§ **Data segment**
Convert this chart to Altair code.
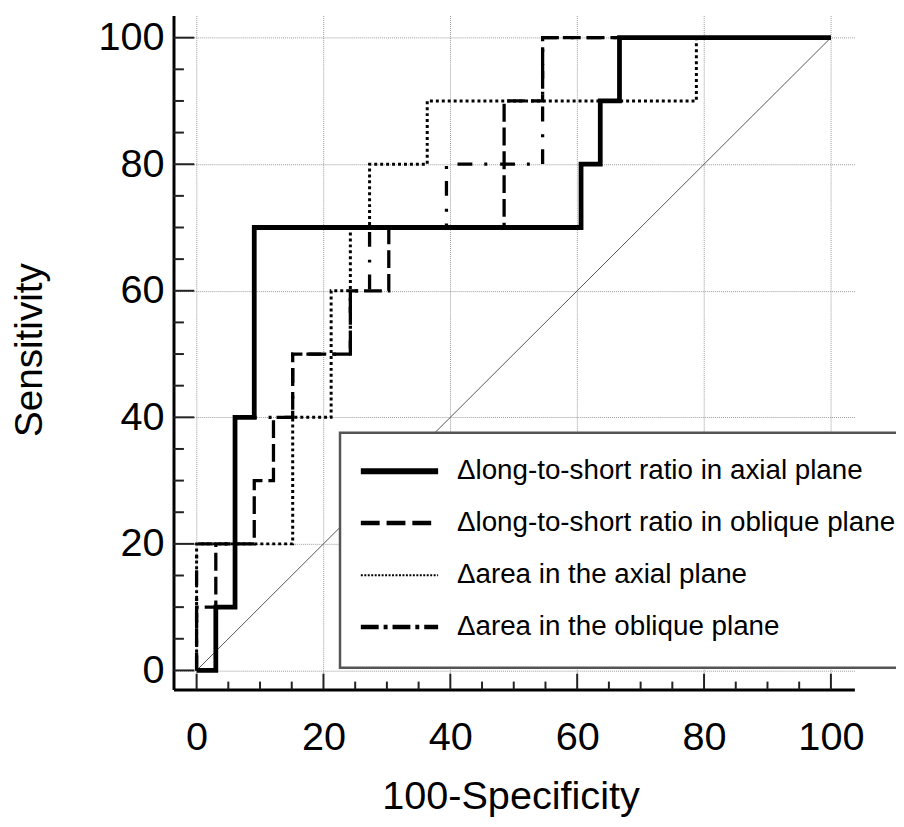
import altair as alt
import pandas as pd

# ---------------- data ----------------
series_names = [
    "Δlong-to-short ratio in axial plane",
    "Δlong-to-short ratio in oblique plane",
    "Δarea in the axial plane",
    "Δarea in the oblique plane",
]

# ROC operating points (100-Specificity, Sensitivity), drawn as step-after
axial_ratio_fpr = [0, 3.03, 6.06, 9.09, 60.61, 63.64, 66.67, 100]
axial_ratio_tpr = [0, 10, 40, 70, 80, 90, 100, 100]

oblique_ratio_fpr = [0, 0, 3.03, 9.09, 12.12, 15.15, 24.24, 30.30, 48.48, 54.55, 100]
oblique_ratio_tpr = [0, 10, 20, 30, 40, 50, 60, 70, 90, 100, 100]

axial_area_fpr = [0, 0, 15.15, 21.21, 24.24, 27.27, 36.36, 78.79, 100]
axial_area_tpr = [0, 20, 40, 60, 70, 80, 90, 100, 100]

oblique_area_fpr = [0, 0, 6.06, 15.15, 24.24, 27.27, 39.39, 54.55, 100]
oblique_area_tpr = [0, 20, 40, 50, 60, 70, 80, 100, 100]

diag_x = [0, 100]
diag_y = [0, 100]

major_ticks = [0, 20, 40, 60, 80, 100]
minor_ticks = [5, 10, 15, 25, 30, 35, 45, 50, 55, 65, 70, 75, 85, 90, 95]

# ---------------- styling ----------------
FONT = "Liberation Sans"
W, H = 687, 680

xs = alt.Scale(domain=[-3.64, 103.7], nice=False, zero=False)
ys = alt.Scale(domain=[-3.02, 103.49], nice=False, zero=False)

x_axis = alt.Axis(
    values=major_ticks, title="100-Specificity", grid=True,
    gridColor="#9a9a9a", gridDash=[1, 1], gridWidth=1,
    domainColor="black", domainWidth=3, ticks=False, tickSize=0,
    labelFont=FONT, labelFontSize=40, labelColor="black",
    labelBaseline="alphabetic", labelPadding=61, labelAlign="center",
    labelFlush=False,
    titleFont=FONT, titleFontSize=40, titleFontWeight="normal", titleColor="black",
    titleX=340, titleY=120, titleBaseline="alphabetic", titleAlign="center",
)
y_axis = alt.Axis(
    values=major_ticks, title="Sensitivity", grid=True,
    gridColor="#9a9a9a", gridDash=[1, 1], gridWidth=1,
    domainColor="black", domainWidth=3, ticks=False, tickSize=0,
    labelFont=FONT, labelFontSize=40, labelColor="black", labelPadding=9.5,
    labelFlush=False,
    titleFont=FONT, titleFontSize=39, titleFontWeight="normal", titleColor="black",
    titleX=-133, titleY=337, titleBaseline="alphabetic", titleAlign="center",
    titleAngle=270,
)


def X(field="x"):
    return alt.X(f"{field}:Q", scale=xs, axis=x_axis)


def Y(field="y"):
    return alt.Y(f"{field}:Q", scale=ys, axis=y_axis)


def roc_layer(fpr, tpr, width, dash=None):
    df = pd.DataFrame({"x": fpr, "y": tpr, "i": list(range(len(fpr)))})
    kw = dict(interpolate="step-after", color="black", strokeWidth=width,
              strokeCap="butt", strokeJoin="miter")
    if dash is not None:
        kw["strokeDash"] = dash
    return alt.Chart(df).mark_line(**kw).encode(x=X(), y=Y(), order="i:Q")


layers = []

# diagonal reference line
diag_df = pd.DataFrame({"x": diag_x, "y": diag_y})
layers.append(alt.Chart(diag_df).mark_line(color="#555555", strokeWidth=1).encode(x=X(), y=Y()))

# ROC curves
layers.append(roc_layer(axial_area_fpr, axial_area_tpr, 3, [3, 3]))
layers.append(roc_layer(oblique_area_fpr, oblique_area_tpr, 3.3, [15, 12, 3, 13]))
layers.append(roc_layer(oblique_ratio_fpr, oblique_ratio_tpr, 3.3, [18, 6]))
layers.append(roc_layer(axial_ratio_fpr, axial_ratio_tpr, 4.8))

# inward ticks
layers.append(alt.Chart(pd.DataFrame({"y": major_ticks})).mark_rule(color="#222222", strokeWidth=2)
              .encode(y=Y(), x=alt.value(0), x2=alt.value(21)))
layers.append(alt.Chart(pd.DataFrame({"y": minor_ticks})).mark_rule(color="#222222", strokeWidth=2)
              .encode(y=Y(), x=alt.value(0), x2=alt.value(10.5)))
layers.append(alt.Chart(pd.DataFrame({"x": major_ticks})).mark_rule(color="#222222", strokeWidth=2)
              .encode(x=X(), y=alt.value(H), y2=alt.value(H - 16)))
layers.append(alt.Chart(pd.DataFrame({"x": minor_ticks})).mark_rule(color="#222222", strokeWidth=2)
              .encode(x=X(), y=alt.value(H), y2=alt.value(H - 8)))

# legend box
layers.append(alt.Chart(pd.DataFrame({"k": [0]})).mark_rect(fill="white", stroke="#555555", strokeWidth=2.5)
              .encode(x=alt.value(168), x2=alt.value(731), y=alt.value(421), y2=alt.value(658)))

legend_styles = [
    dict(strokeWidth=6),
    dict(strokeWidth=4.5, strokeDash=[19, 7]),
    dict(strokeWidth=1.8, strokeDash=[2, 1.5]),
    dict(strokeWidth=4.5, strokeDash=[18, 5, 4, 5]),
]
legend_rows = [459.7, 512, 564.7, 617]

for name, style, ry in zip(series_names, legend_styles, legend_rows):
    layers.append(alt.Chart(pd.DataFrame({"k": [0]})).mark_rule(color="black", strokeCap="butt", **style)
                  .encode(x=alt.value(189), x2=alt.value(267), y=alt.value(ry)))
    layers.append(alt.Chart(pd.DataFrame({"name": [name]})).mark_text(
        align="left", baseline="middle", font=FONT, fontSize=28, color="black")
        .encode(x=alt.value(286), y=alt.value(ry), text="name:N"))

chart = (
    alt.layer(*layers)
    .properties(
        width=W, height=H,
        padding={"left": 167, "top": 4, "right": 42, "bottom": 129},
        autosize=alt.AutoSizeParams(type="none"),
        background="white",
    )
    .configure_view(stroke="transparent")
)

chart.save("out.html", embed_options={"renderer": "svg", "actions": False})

§ **Task details**
Reproduce all of the data exactly, omitting each picture it holds.

§ **Expected answer**
Convert this chart to Altair code.
import altair as alt
import pandas as pd

# ---------------- data ----------------
series_names = [
    "Δlong-to-short ratio in axial plane",
    "Δlong-to-short ratio in oblique plane",
    "Δarea in the axial plane",
    "Δarea in the oblique plane",
]

# ROC operating points (100-Specificity, Sensitivity), drawn as step-after
axial_ratio_fpr = [0, 3.03, 6.06, 9.09, 60.61, 63.64, 66.67, 100]
axial_ratio_tpr = [0, 10, 40, 70, 80, 90, 100, 100]

oblique_ratio_fpr = [0, 0, 3.03, 9.09, 12.12, 15.15, 24.24, 30.30, 48.48, 54.55, 100]
oblique_ratio_tpr = [0, 10, 20, 30, 40, 50, 60, 70, 90, 100, 100]

axial_area_fpr = [0, 0, 15.15, 21.21, 24.24, 27.27, 36.36, 78.79, 100]
axial_area_tpr = [0, 20, 40, 60, 70, 80, 90, 100, 100]

oblique_area_fpr = [0, 0, 6.06, 15.15, 24.24, 27.27, 39.39, 54.55, 100]
oblique_area_tpr = [0, 20, 40, 50, 60, 70, 80, 100, 100]

diag_x = [0, 100]
diag_y = [0, 100]

major_ticks = [0, 20, 40, 60, 80, 100]
minor_ticks = [5, 10, 15, 25, 30, 35, 45, 50, 55, 65, 70, 75, 85, 90, 95]

# ---------------- styling ----------------
FONT = "Liberation Sans"
W, H = 687, 680

xs = alt.Scale(domain=[-3.64, 103.7], nice=False, zero=False)
ys = alt.Scale(domain=[-3.02, 103.49], nice=False, zero=False)

x_axis = alt.Axis(
    values=major_ticks, title="100-Specificity", grid=True,
    gridColor="#9a9a9a", gridDash=[1, 1], gridWidth=1,
    domainColor="black", domainWidth=3, ticks=False, tickSize=0,
    labelFont=FONT, labelFontSize=40, labelColor="black",
    labelBaseline="alphabetic", labelPadding=61, labelAlign="center",
    labelFlush=False,
    titleFont=FONT, titleFontSize=40, titleFontWeight="normal", titleColor="black",
    titleX=340, titleY=120, titleBaseline="alphabetic", titleAlign="center",
)
y_axis = alt.Axis(
    values=major_ticks, title="Sensitivity", grid=True,
    gridColor="#9a9a9a", gridDash=[1, 1], gridWidth=1,
    domainColor="black", domainWidth=3, ticks=False, tickSize=0,
    labelFont=FONT, labelFontSize=40, labelColor="black", labelPadding=9.5,
    labelFlush=False,
    titleFont=FONT, titleFontSize=39, titleFontWeight="normal", titleColor="black",
    titleX=-133, titleY=337, titleBaseline="alphabetic", titleAlign="center",
    titleAngle=270,
)


def X(field="x"):
    return alt.X(f"{field}:Q", scale=xs, axis=x_axis)


def Y(field="y"):
    return alt.Y(f"{field}:Q", scale=ys, axis=y_axis)


def roc_layer(fpr, tpr, width, dash=None):
    df = pd.DataFrame({"x": fpr, "y": tpr, "i": list(range(len(fpr)))})
    kw = dict(interpolate="step-after", color="black", strokeWidth=width,
              strokeCap="butt", strokeJoin="miter")
    if dash is not None:
        kw["strokeDash"] = dash
    return alt.Chart(df).mark_line(**kw).encode(x=X(), y=Y(), order="i:Q")


layers = []

# diagonal reference line
diag_df = pd.DataFrame({"x": diag_x, "y": diag_y})
layers.append(alt.Chart(diag_df).mark_line(color="#555555", strokeWidth=1).encode(x=X(), y=Y()))

# ROC curves
layers.append(roc_layer(axial_area_fpr, axial_area_tpr, 3, [3, 3]))
layers.append(roc_layer(oblique_area_fpr, oblique_area_tpr, 3.3, [15, 12, 3, 13]))
layers.append(roc_layer(oblique_ratio_fpr, oblique_ratio_tpr, 3.3, [18, 6]))
layers.append(roc_layer(axial_ratio_fpr, axial_ratio_tpr, 4.8))

# inward ticks
layers.append(alt.Chart(pd.DataFrame({"y": major_ticks})).mark_rule(color="#222222", strokeWidth=2)
              .encode(y=Y(), x=alt.value(0), x2=alt.value(21)))
layers.append(alt.Chart(pd.DataFrame({"y": minor_ticks})).mark_rule(color="#222222", strokeWidth=2)
              .encode(y=Y(), x=alt.value(0), x2=alt.value(10.5)))
layers.append(alt.Chart(pd.DataFrame({"x": major_ticks})).mark_rule(color="#222222", strokeWidth=2)
              .encode(x=X(), y=alt.value(H), y2=alt.value(H - 16)))
layers.append(alt.Chart(pd.DataFrame({"x": minor_ticks})).mark_rule(color="#222222", strokeWidth=2)
              .encode(x=X(), y=alt.value(H), y2=alt.value(H - 8)))

# legend box
layers.append(alt.Chart(pd.DataFrame({"k": [0]})).mark_rect(fill="white", stroke="#555555", strokeWidth=2.5)
              .encode(x=alt.value(168), x2=alt.value(731), y=alt.value(421), y2=alt.value(658)))

legend_styles = [
    dict(strokeWidth=6),
    dict(strokeWidth=4.5, strokeDash=[19, 7]),
    dict(strokeWidth=1.8, strokeDash=[2, 1.5]),
    dict(strokeWidth=4.5, strokeDash=[18, 5, 4, 5]),
]
legend_rows = [459.7, 512, 564.7, 617]

for name, style, ry in zip(series_names, legend_styles, legend_rows):
    layers.append(alt.Chart(pd.DataFrame({"k": [0]})).mark_rule(color="black", strokeCap="butt", **style)
                  .encode(x=alt.value(189), x2=alt.value(267), y=alt.value(ry)))
    layers.append(alt.Chart(pd.DataFrame({"name": [name]})).mark_text(
        align="left", baseline="middle", font=FONT, fontSize=28, color="black")
        .encode(x=alt.value(286), y=alt.value(ry), text="name:N"))

chart = (
    alt.layer(*layers)
    .properties(
        width=W, height=H,
        padding={"left": 167, "top": 4, "right": 42, "bottom": 129},
        autosize=alt.AutoSizeParams(type="none"),
        background="white",
    )
    .configure_view(stroke="transparent")
)

chart.save("out.html", embed_options={"renderer": "svg", "actions": False})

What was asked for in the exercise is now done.